1. Field of the Invention
The present invention relates to a semiconductor device, and more particularly relates to a semiconductor device with a bonding pad structure.
2. Description of the Related Art
As electrical components are made smaller, various strategies have been adopted to reduce the amount of space devoted to connections between the chips containing the integrated circuit devices and the printed circuit board on which the chips are mounted. Electrical connections between integrated circuits on a chip and the printed circuit board are made through bonding pads typically provided at the periphery of the chip.
Bonding pads are the interfaces between the integrated circuits contained in semiconductor chips and the chip package. A large number of bonding pads are required to transmit power, ground and input/output signals to the chip devices. It is thus important that the bonding pad yield be sufficiently high to ensure a high per chip yield.

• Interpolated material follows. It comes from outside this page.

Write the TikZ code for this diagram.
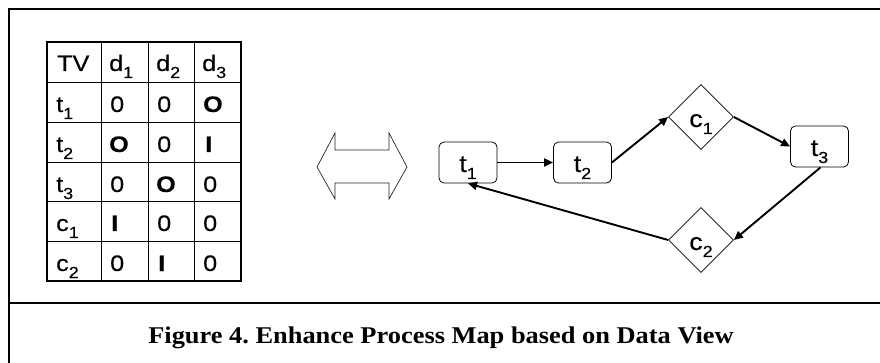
\documentclass[tikz,border=0pt]{standalone}
\usepackage{fontspec}
\setmainfont{Liberation Serif}
\setsansfont{Liberation Sans}
\newfontfamily\widesans[FakeStretch=1.12,FakeBold=0.25]{Liberation Sans}
\newfontfamily\widecaption[FakeStretch=1.1]{Liberation Serif}
\usetikzlibrary{shapes.geometric,arrows.meta}
\newcommand\cellfont{\widesans\fontsize{22.5}{24}\selectfont}
\newcommand\nodefont{\widesans\fontsize{24}{26}\selectfont}
% lowered index, set a little smaller than the letter it follows
\newcommand\ix[1]{\raisebox{-7pt}{\fontsize{16}{16}\selectfont #1}}
\tikzset{
  cell/.style={anchor=base west,inner sep=0pt,font=\cellfont},
  taskbox/.style={draw,rounded corners=5pt,line width=0.8pt,minimum width=58pt,minimum height=41pt,
    inner sep=0pt,text height=22pt,text depth=3pt,font=\nodefont},
  condbox/.style={draw,diamond,line width=0.8pt,minimum width=65pt,minimum height=65pt,
    inner sep=0pt,text height=22pt,text depth=2pt,font=\nodefont},
  flow/.style={line width=1.9pt,-{Triangle[length=9pt,width=8pt]}},
}
\begin{document}
\begin{tikzpicture}[x=1pt,y=-1pt]
\useasboundingbox (0,0) rectangle (880,363);
% outer frame: left rule, top rule and the caption divider
\draw[line width=2.4pt] (880,9) -- (9,9) -- (9,363);
\draw[line width=2.4pt] (9,303) -- (880,303);
% matrix of tasks/conditions against data items
\draw[line width=0.8pt] (101,42) -- (101,281) (148,42) -- (148,281) (194,42) -- (194,281);
\foreach \y in {82,122,162,201,241} \draw[line width=0.8pt] (47,\y) -- (241,\y);
\draw[line width=2pt] (47,42) rectangle (241,281);
\node[cell] (h0) at (57,71) {TV};
\node[cell] (h1) at (109,71) {d\ix{1}};
\node[cell] (h2) at (156,71) {d\ix{2}};
\node[cell] (h3) at (202,71) {d\ix{3}};
\node[cell] (r1) at (56,112) {t\ix{1}};
\node[cell] (r2) at (56,152) {t\ix{2}};
\node[cell] (r3) at (56,192) {t\ix{3}};
\node[cell] (r4) at (56,231) {c\ix{1}};
\node[cell] (r5) at (56,271) {c\ix{2}};
% row t1
\node[cell] (a11) at (110,112) {0};
\node[cell] (a12) at (157,112) {0};
\node[cell] (a13) at (203,112) {\bfseries O};
% row t2
\node[cell] (a21) at (109,152) {\bfseries O};
\node[cell] (a22) at (157,152) {0};
\node[cell] (a23) at (205,152) {\bfseries I};
% row t3
\node[cell] (a31) at (110,192) {0};
\node[cell] (a32) at (156,192) {\bfseries O};
\node[cell] (a33) at (203,192) {0};
% row c1
\node[cell] (a41) at (111,231) {\bfseries I};
\node[cell] (a42) at (157,231) {0};
\node[cell] (a43) at (203,231) {0};
% row c2
\node[cell] (a51) at (110,271) {0};
\node[cell] (a52) at (158,271) {\bfseries I};
\node[cell] (a53) at (203,271) {0};
% two-headed block arrow
\draw[line width=0.7pt,black!85] (317,167) -- (335,133) -- (335,150) -- (389,150) -- (389,133)
  -- (407,167) -- (389,199) -- (389,183) -- (335,183) -- (335,199) -- cycle;
% process map
\node[taskbox] (t1) at (468,162.5) {t\ix{1}};
\node[taskbox] (t2) at (582.5,162.5) {t\ix{2}};
\node[taskbox] (t3) at (819.5,146.5) {t\ix{3}};
\node[condbox] (c1) at (701,117) {c\ix{1}};
\node[condbox] (c2) at (701,240) {c\ix{2}};
\draw[flow] (t1.east) -- (t2.west);
\draw[flow] (t2.east) -- (c1.west);
\draw[flow] (c1.east) -- (t3.west);
\draw[flow] ([xshift=1pt]t3.south) -- (c2.east);
\draw[flow] (c2.west) -- (t1.south);
% caption
\node[anchor=base,font=\widecaption\bfseries\fontsize{24}{26}\selectfont] (cap) at (441,343)
  {\frenchspacing Figure 4. Enhance Process Map based on Data View};
\end{tikzpicture}
\end{document}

Conventional bonding pad structures have been observed to delaminate or have layers that separate from one another in response to external forces like those applied in wire bonding processes of the type typically used attaching wires to the bonding pads.
The general bonding pad structure consists of metal layers, emanating from the terminals of the chip devices, separated by intermetal dielectric (IMD) layers that are often silicon oxide. Metal vias, tungsten (W) often being used, pass through the IMD layers connecting the metal layers. Wires are bonded to a bonding metal pattern and to the chip package forming electrical connections between the chip and the package. A passivation layer covers the surface, except over the bonding sites, to seal the chip from contaminants and for scratch protection.
One mode of failure of the bonding pad relates to the peeling of the wire from the metal pattern due to forces exerted especially during the bonding process. A bonding pad structure with increased peeling resistance and a cleaning method to ensure contamination free bonding have been disclosed in the prior art. Besides, another failure mode that has been observed relates to bonding pad peel back, where forces during wire bonding may cause a delaminating of one or more of the underlying layers. Bonding pad structures that resist bonding pad peeling have been also recited in the related filed.
It has been observed that wire bonding may cause the bonding pad to lift off or peel back (delaminate) from one or more of the underlying layers, weakening the bonding pad structure and damaging other portions of the chip's wiring. Such peel back reduces or prevents electrical contact between the bonding pad and the integrated circuit devices on the chip, which decreases the reliability and reduces the life of the chip.
Once a small crack is initiated it will, under stresses prevalent in the layer during processing, grow extensively. Approaches to alleviate this cracking of the IMD focus on producing IMD layers with low residual stress. Composite silicon oxide layers serve this purpose and are used, such as HDP plus PETEOS layers. However, even with composite silicon oxide layers to reduce stress, the IMD layer is not strong enough to withstand stresses encountered during chip packaging and IMD cracking is still observed.
It is desirable to form bonding pad structures exhibiting improved durability with better adhesion to underlying layers, so that the bonding pad structures are more compatible with chip-on-board techniques.